How Salary Transparency Attracts Top Executive Talent

If you want top talent to take you seriously, you have to show them you take them seriously. Here’s what salary transparency does for your nonprofit or organization:

  • Builds immediate trust — Candidates see you as transparent and professional
  • Filters applicants efficiently — Only candidates in your budget range apply
  • Reduces time-to-hire — No wasted screening calls that end in salary mismatches
  • Strengthens your employer brand — Especially critical in the nonprofit and mission-driven sector
  • Complies with salary transparency laws — More states are requiring it in 2026

The Bottom Line: Stop Playing Chicken. Post the Salary.

Transparency isn’t a risk anymore; it’s the price of admission for elite talent.

Stop playing chicken. Put the number on the table. The best candidates — the ones who will transform your organization — are already scrolling past your “Competitive Salary” posting and landing on your competitor’s listing that proudly displays the compensation range.

Don’t let two words cost you your next game-changing hire.


Frequently Asked Questions About Salary Transparency Job Postings

But if I post the salary, won’t my competitors see what I pay?

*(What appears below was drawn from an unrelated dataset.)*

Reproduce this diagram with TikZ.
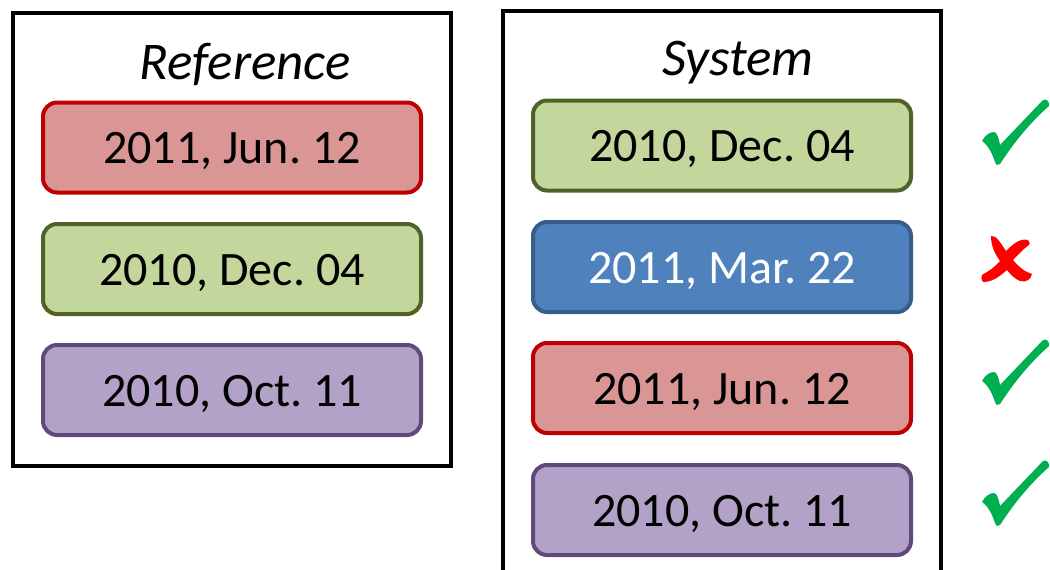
\documentclass[tikz,border=0pt]{standalone}
\usepackage{fontspec}
\setmainfont{Carlito}
\definecolor{redfill}{HTML}{D99694}
\definecolor{redline}{HTML}{C00000}
\definecolor{greenfill}{HTML}{C3D69B}
\definecolor{greenline}{HTML}{4F6228}
\definecolor{bluefill}{HTML}{4F81BD}
\definecolor{blueline}{HTML}{385D8A}
\definecolor{purplefill}{HTML}{B3A2C7}
\definecolor{purpleline}{HTML}{604A7B}
\definecolor{okgreen}{HTML}{00B050}
\definecolor{badred}{HTML}{FF0000}
\tikzset{
  outerbox/.style={draw=black, line width=4.5pt, inner sep=0pt},
  datebox/.style={rounded corners=14pt, line width=4pt, minimum width=378pt,
    minimum height=90pt, inner sep=0pt, text height=32pt, text depth=0pt,
    font=\fontsize{48}{58}\selectfont},
  redbox/.style={datebox, draw=redline, fill=redfill},
  greenbox/.style={datebox, draw=greenline, fill=greenfill},
  bluebox/.style={datebox, draw=blueline, fill=bluefill, text=white},
  purplebox/.style={datebox, draw=purpleline, fill=purplefill},
  title/.style={inner sep=0pt, anchor=base, font=\fontsize{53}{64}\selectfont\itshape},
  checkmark/.pic={
    \fill[okgreen] (-33,10) .. controls (-30,4) and (-25,1) .. (-21,1)
      .. controls (-18,1) and (-16,8) .. (-15,14)
      -- (28,-31) .. controls (31,-33) and (35,-29) .. (34,-25)
      .. controls (15,-8) and (0,10) .. (-15,33)
      .. controls (-17,35) and (-19,34) .. (-20,31)
      .. controls (-23,22) and (-27,14) .. cycle;
  },
  crossmark/.pic={
    \fill[badred] (-15,-24) .. controls (-10,-25) and (-6,-18) .. (0,-9)
      .. controls (7,-16) and (14,-22) .. (22,-20)
      .. controls (24,-18) and (24,-16) .. (23,-15)
      .. controls (17,-11) and (12,-5) .. (7,0)
      .. controls (13,7) and (19,12) .. (26,14)
      .. controls (25,19) and (20,23) .. (14,21)
      .. controls (9,19) and (5,15) .. (1,10)
      .. controls (-6,16) and (-13,22) .. (-23,22)
      .. controls (-25,19) and (-25,17) .. (-24,15)
      .. controls (-17,11) and (-11,7) .. (-6,1)
      .. controls (-11,-6) and (-15,-14) .. cycle;
  }
}
\begin{document}
\begin{tikzpicture}[x=1pt,y=-1pt]
\useasboundingbox (0,0) rectangle (1050,570);
\clip (0,0) rectangle (1050,570);
% left panel
\node[outerbox, minimum width=438pt, minimum height=453pt] (refpanel) at (232,239.5) {};
\node[title] (reftitle) at (245,79) {Reference};
\node[redbox] (r1) at (232,147.5) {2011, Jun.\ 12};
\node[greenbox] (r2) at (232,269) {2010, Dec.\ 04};
\node[purplebox] (r3) at (232,390) {2010, Oct.\ 11};
% right panel
\coordinate (sysbl) at (503,580);
\coordinate (systl) at (503,11);
\coordinate (systr) at (941,11);
\coordinate (sysbr) at (941,580);
\draw[line width=4.5pt] (sysbl) -- (systl) -- (systr) -- (sysbr);
\node[title] (systitle) at (738,75) {System};
\node[greenbox] (s1) at (722,145.5) {2010, Dec.\ 04};
\node[bluebox] (s2) at (722,267) {2011, Mar.\ 22};
\node[redbox] (s3) at (722,388) {2011, Jun.\ 12};
\node[purplebox] (s4) at (722,510) {2010, Oct.\ 11};
% marks
\pic (m1) at (1015,131) {checkmark};
\pic (m2) at (1006,260) {crossmark};
\pic (m3) at (1015,371) {checkmark};
\pic (m4) at (1015,492) {checkmark};
\end{tikzpicture}
\end{document}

Hate to break it to you, but they already know. Glassdoor, Salary.com, and networking at happy hours exist. By hiding the number, you aren’t fooling your competitors; you’re only frustrating the talent you actually want to hire.

What if my current employees see the range and get upset?

If posting a fair market rate for a new hire threatens your internal peace, you don’t have a hiring problem — you have a retention problem. If you’re underpaying your current team, fixing that is step one. Don’t punish new candidates for your internal pay equity issues.

Can’t I just use a really wide range, like $120k–$200k, to be safe?

You can, but it smells like desperation. A range that wide tells a top candidate, “We have no idea what this role actually does,” or “We’re going to offer you $120k but we want you to think $200k is possible.” Tighten the range. Be precise. It shows confidence.

Does this really apply to C-Suite roles? Isn’t it tacky to discuss money at that level?

It’s not tacky; it’s business. A CEO or VP of Sales has a mortgage and financial goals just like anyone else. In fact, at the executive level, compensation structures are more complex. Being upfront about the base and OTE shows you respect their seniority.

Won’t I miss out on a “unicorn” candidate who might be too expensive but worth it?

No. If a unicorn is 50% over your budget, you were never going to hire them anyway. You’re just saving everyone the heartbreak. Conversely, if you are truly willing to pay whatever it takes for a unicorn, put “Starting at $X” and make $X a number that turns heads.